Biomarkers and potential function analysis of triple-negative breast cancer screening based on bioinformatics.

This study aims to identify and validate potential endogenous biomarkers for triple-negative breast cancer (TNBC). TNBC microarray data (GSE38959, GSE53752) were retrieved from the Gene Expression Omnibus (GEO) database, and principal component analysis (PCA) was performed to evaluate the reliability of the data. The microarray datasets were merged, and differentially expressed genes (DEGs) were identified using R software. Functional enrichment analysis of the DEGs was conducted using Gene Ontology (GO) and Kyoto Encyclopedia of Genes and Genomes (KEGG) pathways. The most disease-relevant module was identified through Weighted Gene Co-expression Network Analysis (WGCNA), and genes within this module were intersected with the DEGs. The intersecting genes underwent Least Absolute Shrinkage and Selection Operator (LASSO) regression analysis to minimize errors and identify TNBC-specific genes. Sensitivity and survival analyses were performed on the identified specific genes.
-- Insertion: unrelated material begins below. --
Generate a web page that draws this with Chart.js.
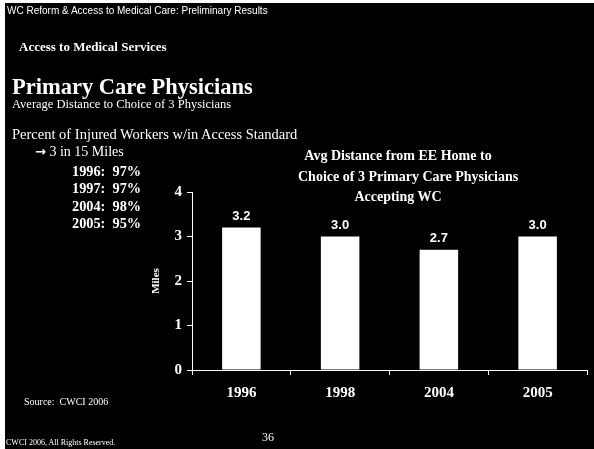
<!DOCTYPE html>
<html>
<head>
<meta charset="utf-8">
<script src="https://cdn.jsdelivr.net/npm/chart.js@4/dist/chart.umd.min.js"></script>
<style>
    html, body {
        margin: 0;
        padding: 0;
        background: #fff;
    }
    .slide {
        position: absolute;
        left: 5px;
        top: 3px;
        width: 589px;
        height: 446px;
        background: #000;
        overflow: hidden;
    }
    #chartCanvas {
        position: absolute;
        left: 0;
        top: 0;
    }
    .txt {
        position: absolute;
        color: #fff;
        font-family: "Liberation Serif", "Times New Roman", serif;
        white-space: pre;
    }
</style>
</head>
<body>
<div class="slide">
    <canvas id="chartCanvas" width="594" height="449"></canvas>
</div>
<div class="txt" style="left:7px; top:6px; font:10px/10px 'Liberation Sans', Arial, sans-serif;">WC Reform &amp; Access to Medical Care: Preliminary Results</div>
<div class="txt" style="left:19px; top:40px; font-size:13px; line-height:13px; font-weight:bold;">Access to Medical Services</div>
<div class="txt" style="left:12px; top:76px; font-size:22.5px; line-height:22px; font-weight:bold;">Primary Care Physicians</div>
<div class="txt" style="left:12px; top:98px; font-size:12.5px; line-height:13px;">Average Distance to Choice of 3 Physicians</div>
<div class="txt" style="left:12px; top:127px; font-size:14.5px; line-height:14px;">Percent of Injured Workers w/in Access Standard</div>
<div class="txt" style="left:35px; top:145px; font-size:14px; line-height:14px;"><span style="font-family:'DejaVu Sans', sans-serif; font-weight:bold; font-size:13px;">&rarr;</span> 3 in 15 Miles</div>
<div id="pctList"></div>
<div class="txt" style="left:298px; top:146px; width:200px; text-align:center; font-size:14px; line-height:20.5px; font-weight:bold;">Avg Distance from EE Home to<br>Choice of 3 Primary Care Physicians<br>Accepting WC</div>
<div class="txt" style="left:24px; top:397px; font-size:10px; line-height:10px;">Source:  CWCI 2006</div>
<div class="txt" style="left:262px; top:431px; font-size:12px; line-height:12px;">36</div>
<div class="txt" style="left:6px; top:439px; font-size:8px; line-height:8px;">CWCI 2006, All Rights Reserved.</div>

<script>
// Chart data
const years = ['1996', '1998', '2004', '2005'];
const avgMiles = [3.2, 3.0, 2.7, 3.0];
const yTicks = [0, 1, 2, 3, 4];

// Access standard list
const pctYears = ['1996', '1997', '2004', '2005'];
const pctWithin = [97, 97, 98, 95];

// Build the percent list
const pctList = document.getElementById('pctList');
pctYears.forEach((yr, i) => {
    const div = document.createElement('div');
    div.className = 'txt';
    div.style.cssText = 'left:72px; top:' + (164 + i * 17.3) + 'px; font-size:14.3px; line-height:14px; font-weight:bold;';
    div.textContent = yr + ':  ' + pctWithin[i] + '%';
    pctList.appendChild(div);
});

// Value labels above bars
const barLabels = {
    id: 'barLabels',
    afterDatasetsDraw(chart) {
        const ctx = chart.ctx;
        const meta = chart.getDatasetMeta(0);
        ctx.save();
        ctx.fillStyle = '#fff';
        ctx.font = 'bold 13px "Liberation Sans", Arial, sans-serif';
        ctx.textAlign = 'center';
        ctx.textBaseline = 'alphabetic';
        meta.data.forEach((bar, i) => {
            ctx.fillText(avgMiles[i].toFixed(1), bar.x, bar.y - 8);
        });
        ctx.restore();
    }
};

const serifBold = (size) => ({ family: '"Liberation Serif", "Times New Roman", serif', size: size, weight: 'bold' });

new Chart(document.getElementById('chartCanvas').getContext('2d'), {
    type: 'bar',
    data: {
        labels: years,
        datasets: [{
            data: avgMiles,
            backgroundColor: '#fff',
            borderWidth: 0,
            categoryPercentage: 1,
            barPercentage: 0.39
        }]
    },
    options: {
        responsive: false,
        animation: false,
        layout: {
            padding: { left: 145, top: 189, right: 12, bottom: 42 }
        },
        plugins: {
            legend: { display: false },
            tooltip: { enabled: false }
        },
        scales: {
            y: {
                min: 0,
                max: 4,
                afterBuildTicks: (scale) => {
                    scale.ticks = yTicks.map(v => ({ value: v }));
                },
                afterFit: (scale) => {
                    scale.width = 42;
                },
                grid: {
                    drawOnChartArea: false,
                    color: '#fff',
                    tickLength: 5
                },
                border: { color: '#fff', width: 1 },
                ticks: {
                    color: '#fff',
                    font: serifBold(15),
                    padding: 5
                },
                title: {
                    display: true,
                    text: 'Miles',
                    color: '#fff',
                    font: serifBold(11),
                    padding: 0
                }
            },
            x: {
                afterFit: (scale) => {
                    scale.height = 40;
                },
                grid: {
                    drawOnChartArea: false,
                    offset: true,
                    color: '#fff',
                    tickLength: 5
                },
                border: { color: '#fff', width: 1 },
                ticks: {
                    color: '#fff',
                    font: serifBold(15),
                    padding: 9
                }
            }
        }
    },
    plugins: [barLabels]
});
</script>
</body>
</html>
There were 10 TNBC-specific genes identified: RRM2, DEPDC1, FIGF, TACC3, E2F1, CDO1, DST, MCM4, CHEK1, and PLSCR4. RT-qPCR analysis showed significant upregulation of CDO1, MCM4, DEPDC1, RRM2, and E2F1 in MDA-MB-231, CAL-148, and MFM-223 compared to MCF-10A. Our findings provide new insights into TNBC pathogenesis and potential therapeutic strategies, with important clinical implications for further understanding TNBC mechanisms and developing innovative treatments.